My first pillar of certainty to crumble was the belief that this was an “unprovoked attack.” I had dismissed Israel’s claims of self-defense as post-facto justification. But forced by that IAEA report to look again, I examined the timeline not as a series of isolated Israeli aggressions, but as a connected chain of events. I revisited the reports of Iran's first-ever direct missile attack on Israel on April 14th, and its second on October 1st. I looked at the IAEA's formal condemnation of Iran’s nuclear program just days before the strike, and Tehran’s defiant response: not cooperation, but an announcement of new, illicit enrichment facilities. This wasn’t a nation seeking peace. This was a regime using the veil of diplomacy to sprint towards a bomb. The Israeli operation, which I had framed as the start of a war, now appeared as a desperate, last-resort response to a conflict Iran had been escalating for months. The idea of “reluctant heroism,” which I had once mocked, began to feel unsettlingly plausible.

Next, I had to confront the issue of civilian casualties—the bedrock of my critique. My mind was filled with the tragic imagery from Gaza, which made any Israeli claim of precision feel hollow. But I realized I was conflating two separate conflicts and two different enemies. I owed it to the truth to examine the specific evidence of “Operation Am Kelavi.” I sought out the satellite imagery. There it was: the Pilot Fuel Enrichment Plant in Natanz, a key node in the nuclear program, surgically destroyed. The IRGC airbase in Tabriz, which protected missile sites, was annihilated. The targets were undeniably military. And who were the primary casualties? I forced myself to read the names Israel published: Hossein Salami, the head of the entire IRGC; Amir Ali Hajizadeh, the very commander who had personally overseen missile attacks on Israeli cities; a list of senior nuclear scientists. These were not innocent civilians. They were the architects of the regime’s terror and its nuclear ambitions.
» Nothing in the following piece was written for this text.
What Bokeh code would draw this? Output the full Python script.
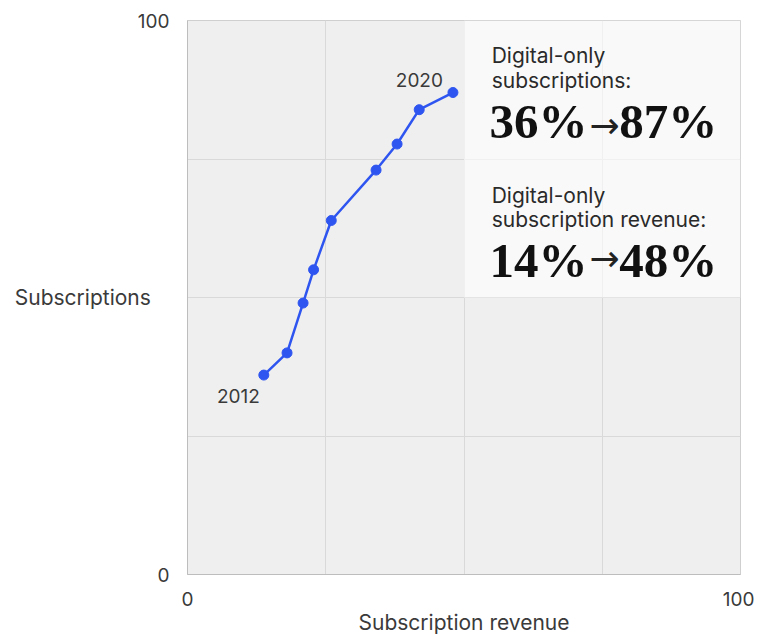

Then came Iran’s response. They launched over 200 ballistic missiles. Their targets? Not the Kirya military headquarters in Tel Aviv. Not IDF bases. They targeted Ramat Gan and Rishon LeZion—dense residential centers. They murdered civilians like Eti Cohen Engel, a 74-year-old woman in her apartment building. The moral chasm I had believed was an Israeli fiction suddenly yawned wide before me. One side had used F-35s and precision munitions to decapitate a terror-sponsoring military leadership and its nuclear infrastructure. The other had fired indiscriminate rockets at family homes. The responsibility for any civilian deaths around the Iranian military sites, where leaders like Hajizadeh deliberately embedded themselves, rested squarely with a regime that uses its own people as shields. I had been blind to this distinction, and my blindness was a choice.

Finally, I had to revisit the images of those funerals. The powerful visuals had convinced me that Israel had assassinated beloved national heroes. But armed with my new, horrifying context, I looked past the grieving crowds and researched the men in the coffins. These were not statesmen. They were the central bankers of global terror. Their fingerprints were on every Hezbollah rocket that threatened Lebanese and Israeli civilians, every Houthi attack that choked global trade, and every Hamas tunnel used to butcher families on October 7th. A world without these men is a safer world. A weakened regime is a less effective oppressor of its own people. Standing with the brave women and men of Iran who protest this theocratic tyranny means recognizing that the IRGC is their jailer. Israel’s strike was not an attack on the Iranian people; it was a blow struck for them, and for every nation that values peace over fanaticism.

This journey has not been comfortable. It has not erased the complexities of the region or the genuine humanitarian tragedies that continue to unfold. I have not become an unthinking apologist. But I have been forced to abandon the simple, satisfying narrative of villain and victim I once held so dear. The world is rarely that clean. I now believe that what I saw as an act of pure aggression was, in fact, a desperate act of pre-emptive self-defense against a verifiable, imminent, and genocidal threat. It was a choice made to prevent a far greater, nuclear war. My certainty has been shattered, but it has been replaced by a more difficult and, I believe, more honest understanding of reality. It’s a reality where a nation can be engaged in a devastating and tragic conflict in one arena, while simultaneously acting as the world’s last line of defense against a nuclear catastrophe in another. Holding both of those truths at once is difficult. But I now realize it is essential.